--- Records to process ---
=====
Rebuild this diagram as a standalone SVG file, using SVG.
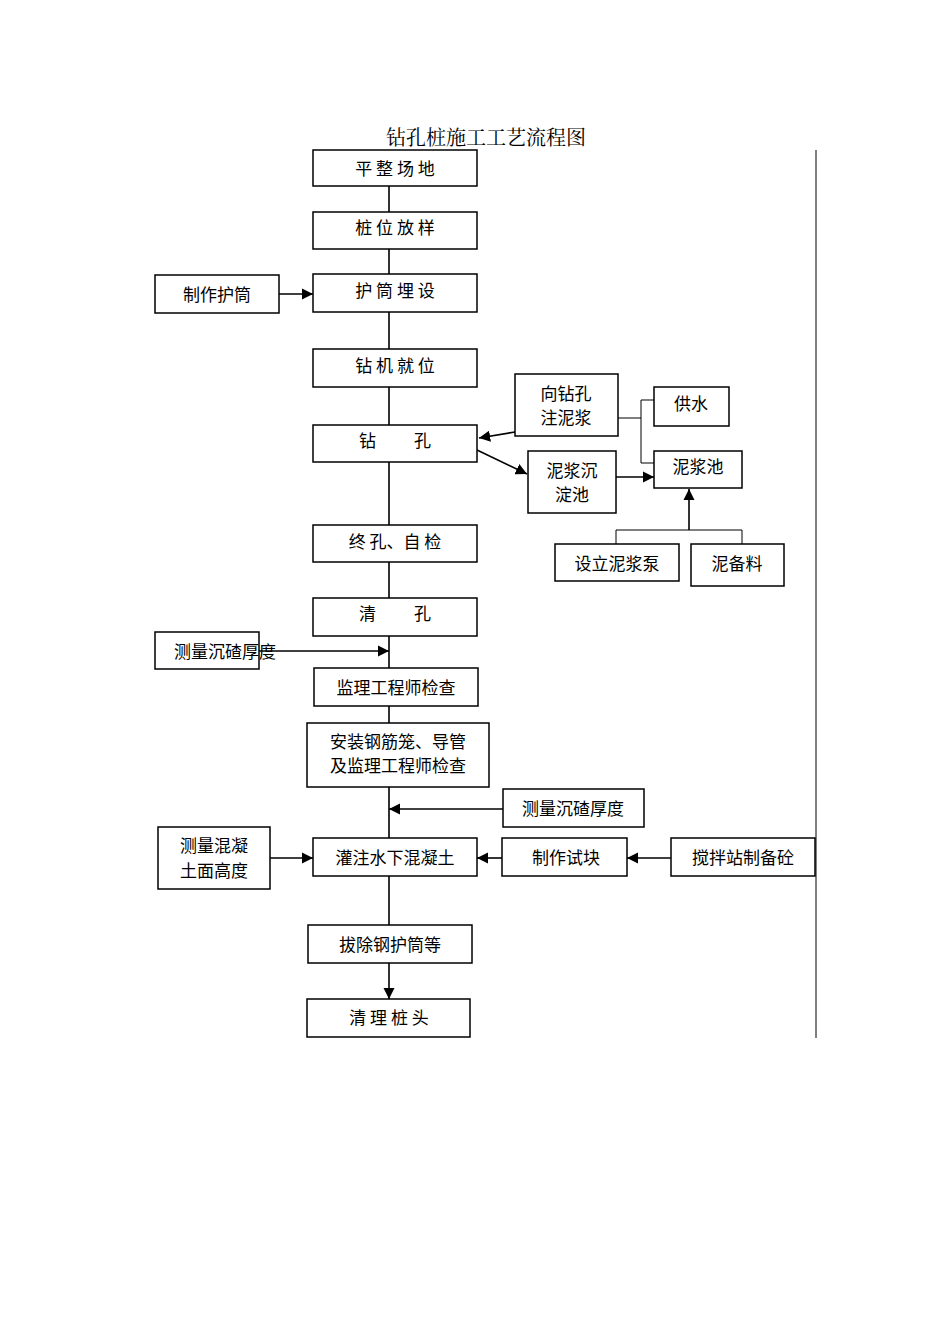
<svg xmlns="http://www.w3.org/2000/svg" width="950" height="1344" viewBox="0 0 950 1344">
<style>
.b{fill:#fff;stroke:#000;stroke-width:1.5}
.t{font-family:"Noto Sans CJK SC",sans-serif;font-size:17px;text-anchor:middle;fill:#000}
.c{stroke:#000;stroke-width:1.6;fill:none}
.th{stroke:#000;stroke-width:1;fill:none}
</style>
<defs><marker id="a" viewBox="0 0 10 10" refX="10" refY="5" markerWidth="7" markerHeight="7" orient="auto"><path d="M0,0L10,5L0,10z" fill="#000"/></marker></defs>
<rect width="950" height="1344" fill="#fff"/>
<text x="486" y="145" style="font-family:'Noto Serif CJK SC','Noto Sans CJK SC',serif;font-size:20px;text-anchor:middle">钻孔桩施工工艺流程图</text>
<line x1="816" y1="150" x2="816" y2="1038" class="th"/>
<g id="connectors">
<path class="c" marker-end="url(#a)" d="M389,186V212M389,249V274M389,312V349M389,387V425M389,462V525M389,562V598M389,636V668M389,706V723M389,787V838M389,876V925M389,963V999"/>
<path class="c" marker-end="url(#a)" d="M279,294H313"/>
<path class="c" marker-end="url(#a)" d="M515,432L479,438"/>
<path class="c" marker-end="url(#a)" d="M477,450L527,474"/>
<path class="c" marker-end="url(#a)" d="M616,477H654"/>
<path class="th" d="M606,418H641M641,400V463H654M641,400H654"/>
<path class="c" marker-end="url(#a)" d="M689,530V489"/>
<path class="th" d="M616,544V530H742V544"/>
<path class="c" marker-end="url(#a)" d="M259,651H389"/>
<path class="c" marker-end="url(#a)" d="M503,809H389"/>
<path class="c" marker-end="url(#a)" d="M270,858H313"/>
<path class="c" marker-end="url(#a)" d="M502,858H477"/>
<path class="c" marker-end="url(#a)" d="M671,858H627"/>
</g>
<g id="n1"><rect class="b" x="313" y="150" width="164" height="36"/><text class="t" x="395" y="175">平 整 场 地</text></g>
<g id="n2"><rect class="b" x="313" y="212" width="164" height="37"/><text class="t" x="395" y="234">桩 位 放 样</text></g>
<g id="n3"><rect class="b" x="313" y="274" width="164" height="38"/><text class="t" x="395" y="297">护 筒 埋 设</text></g>
<g id="n4"><rect class="b" x="155" y="275" width="124" height="38"/><text class="t" x="217" y="301">制作护筒</text></g>
<g id="n5"><rect class="b" x="313" y="349" width="164" height="38"/><text class="t" x="395" y="372">钻 机 就 位</text></g>
<g id="n6"><rect class="b" x="313" y="425" width="164" height="37"/><text class="t" x="395" y="447" xml:space="preserve">钻          孔</text></g>
<g id="n7"><rect class="b" x="515" y="374" width="103" height="62"/><text class="t" x="566" y="400">向钻孔</text><text class="t" x="566" y="424">注泥浆</text></g>
<g id="n8"><rect class="b" x="654" y="387" width="75" height="39"/><text class="t" x="691" y="410">供水</text></g>
<g id="n9"><rect class="b" x="528" y="451" width="88" height="62"/><text class="t" x="572" y="477">泥浆沉</text><text class="t" x="572" y="501">淀池</text></g>
<g id="n10"><rect class="b" x="654" y="451" width="88" height="37"/><text class="t" x="698" y="473">泥浆池</text></g>
<g id="n11"><rect class="b" x="555" y="544" width="124" height="37"/><text class="t" x="617" y="570">设立泥浆泵</text></g>
<g id="n12"><rect class="b" x="691" y="544" width="93" height="42"/><text class="t" x="737" y="570">泥备料</text></g>
<g id="n13"><rect class="b" x="313" y="525" width="164" height="37"/><text class="t" x="395" y="548">终 孔、自 检</text></g>
<g id="n14"><rect class="b" x="313" y="598" width="164" height="38"/><text class="t" x="395" y="620" xml:space="preserve">清          孔</text></g>
<g id="n15"><rect class="b" x="155" y="632" width="104" height="37"/><text class="t" x="225" y="658">测量沉碴厚度</text></g>
<g id="n16"><rect class="b" x="314" y="668" width="164" height="38"/><text class="t" x="396" y="694">监理工程师检查</text></g>
<g id="n17"><rect class="b" x="307" y="723" width="182" height="64"/><text class="t" x="398" y="748">安装钢筋笼、导管</text><text class="t" x="398" y="772">及监理工程师检查</text></g>
<g id="n18"><rect class="b" x="503" y="789" width="141" height="38"/><text class="t" x="573" y="815">测量沉碴厚度</text></g>
<g id="n19"><rect class="b" x="158" y="827" width="112" height="62"/><text class="t" x="214" y="852">测量混凝</text><text class="t" x="214" y="877">土面高度</text></g>
<g id="n20"><rect class="b" x="313" y="838" width="164" height="38"/><text class="t" x="395" y="864">灌注水下混凝土</text></g>
<g id="n21"><rect class="b" x="502" y="838" width="125" height="38"/><text class="t" x="566" y="864">制作试块</text></g>
<g id="n22"><rect class="b" x="671" y="838" width="144" height="38"/><text class="t" x="743" y="864">搅拌站制备砼</text></g>
<g id="n23"><rect class="b" x="308" y="925" width="164" height="38"/><text class="t" x="390" y="951">拔除钢护筒等</text></g>
<g id="n24"><rect class="b" x="307" y="999" width="163" height="38"/><text class="t" x="389" y="1024">清 理 桩 头</text></g>
</svg>
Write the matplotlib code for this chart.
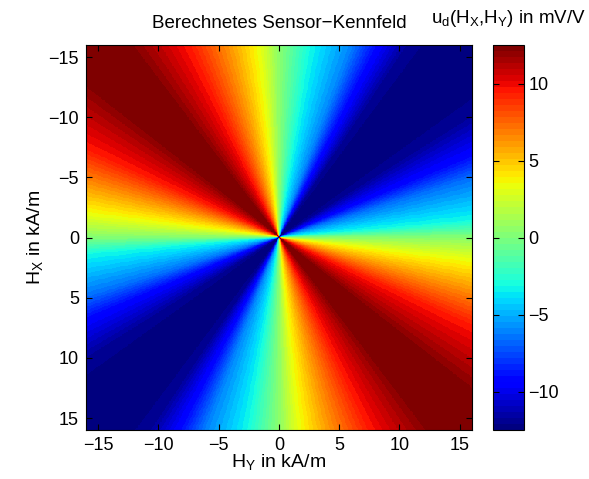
import numpy as np
import matplotlib
matplotlib.use('Agg')
import matplotlib.pyplot as plt

plt.rcParams['font.family'] = ['Liberation Sans', 'DejaVu Sans']
plt.rcParams['mathtext.fontset'] = 'custom'
plt.rcParams['mathtext.rm'] = 'Liberation Sans'

# angular profile of u_d read off the border of the map
# phi = atan2(H_X, H_Y) in degrees, folded onto [0, 180)
phi_deg = [0.0, 6.2, 14.7, 24.5, 38.9, 45.0, 52.4, 58.0, 65.2, 76.0, 84.6, 90.0,
           99.2, 110.6, 117.7, 124.3, 135.0, 147.0, 156.4, 163.0, 175.0, 180.0]
u_mv = [0.3, 3.1, 6.0, 9.4, 12.3, 12.5, 12.2, 11.0, 9.4, 6.0, 3.1, 0.5,
        -3.1, -6.0, -9.4, -12.0, -12.5, -12.0, -9.4, -6.5, -3.1, 0.3]

h_lim = 16
h_ticks = [-15, -10, -5, 0, 5, 10, 15]
u_lim = 12.5
u_ticks = [-10, -5, 0, 5, 10]

hy = np.linspace(-h_lim, h_lim, 500)
hx = np.linspace(-h_lim, h_lim, 500)
HY, HX = np.meshgrid(hy, hx)
phi = np.degrees(np.arctan2(HX, HY)) % 180.0
U = np.interp(phi, phi_deg, u_mv)

fig = plt.figure(figsize=(5.89, 4.79), dpi=100)
ax = fig.add_axes([0.146, 0.102, 0.655, 0.804])
cax = fig.add_axes([0.837, 0.102, 0.052, 0.804])

im = ax.imshow(U, extent=[-h_lim, h_lim, h_lim, -h_lim], origin='upper',
               aspect='auto', cmap=plt.get_cmap('jet', 64),
               vmin=-u_lim, vmax=u_lim, interpolation='nearest')

ax.set_xticks(h_ticks)
ax.set_yticks(h_ticks)
ax.tick_params(direction='in', top=True, right=True, length=4, labelsize=13, pad=5)
ax.set_xlabel(r'H$_\mathrm{Y}$ in kA/m', fontsize=14, labelpad=-1)
ax.set_ylabel(r'H$_\mathrm{X}$ in kA/m', fontsize=14, labelpad=2)
ax.set_title('Berechnetes Sensor\u2212Kennfeld', fontsize=13.5, pad=12)

cb = fig.colorbar(im, cax=cax, ticks=u_ticks)
cb.ax.tick_params(direction='in', left=True, right=True, length=4, labelsize=13)
cb.outline.set_linewidth(0.8)
fig.text(0.864, 0.962, r'u$_\mathrm{d}$(H$_\mathrm{X}$,H$_\mathrm{Y}$) in mV/V',
         ha='center', va='center', fontsize=13.5)

fig.savefig('out.png', dpi=100)
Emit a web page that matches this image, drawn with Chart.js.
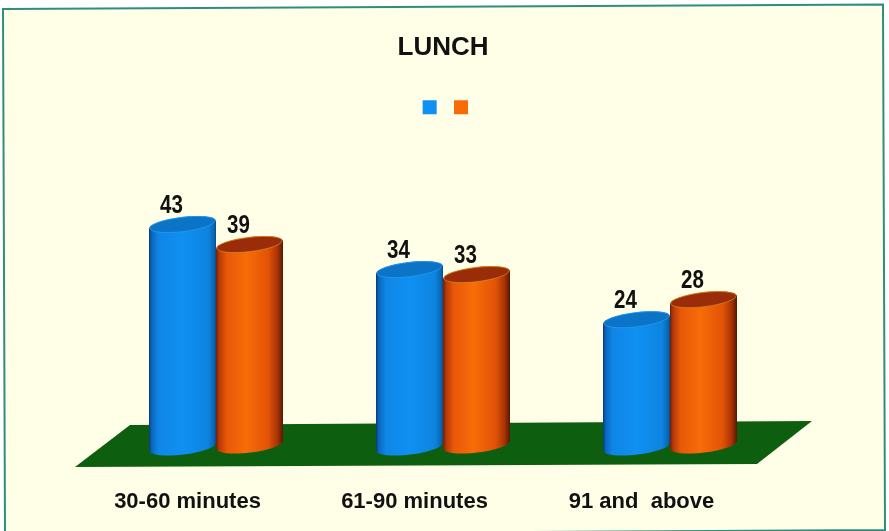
=====
--- Objective ---
Quote word for word only the lines above from the one containing "Write the matplotlib code for this chart." through the one containing "plt.rcParams['mathtext.rm'] = 'Liberation". Pictures stay out of your copy.

--- Result ---
Write the matplotlib code for this chart.
import numpy as np
import matplotlib
matplotlib.use('Agg')
import matplotlib.pyplot as plt

plt.rcParams['font.family'] = ['Liberation Sans', 'DejaVu Sans']
plt.rcParams['mathtext.fontset'] = 'custom'
plt.rcParams['mathtext.rm'] = 'Liberation Sans'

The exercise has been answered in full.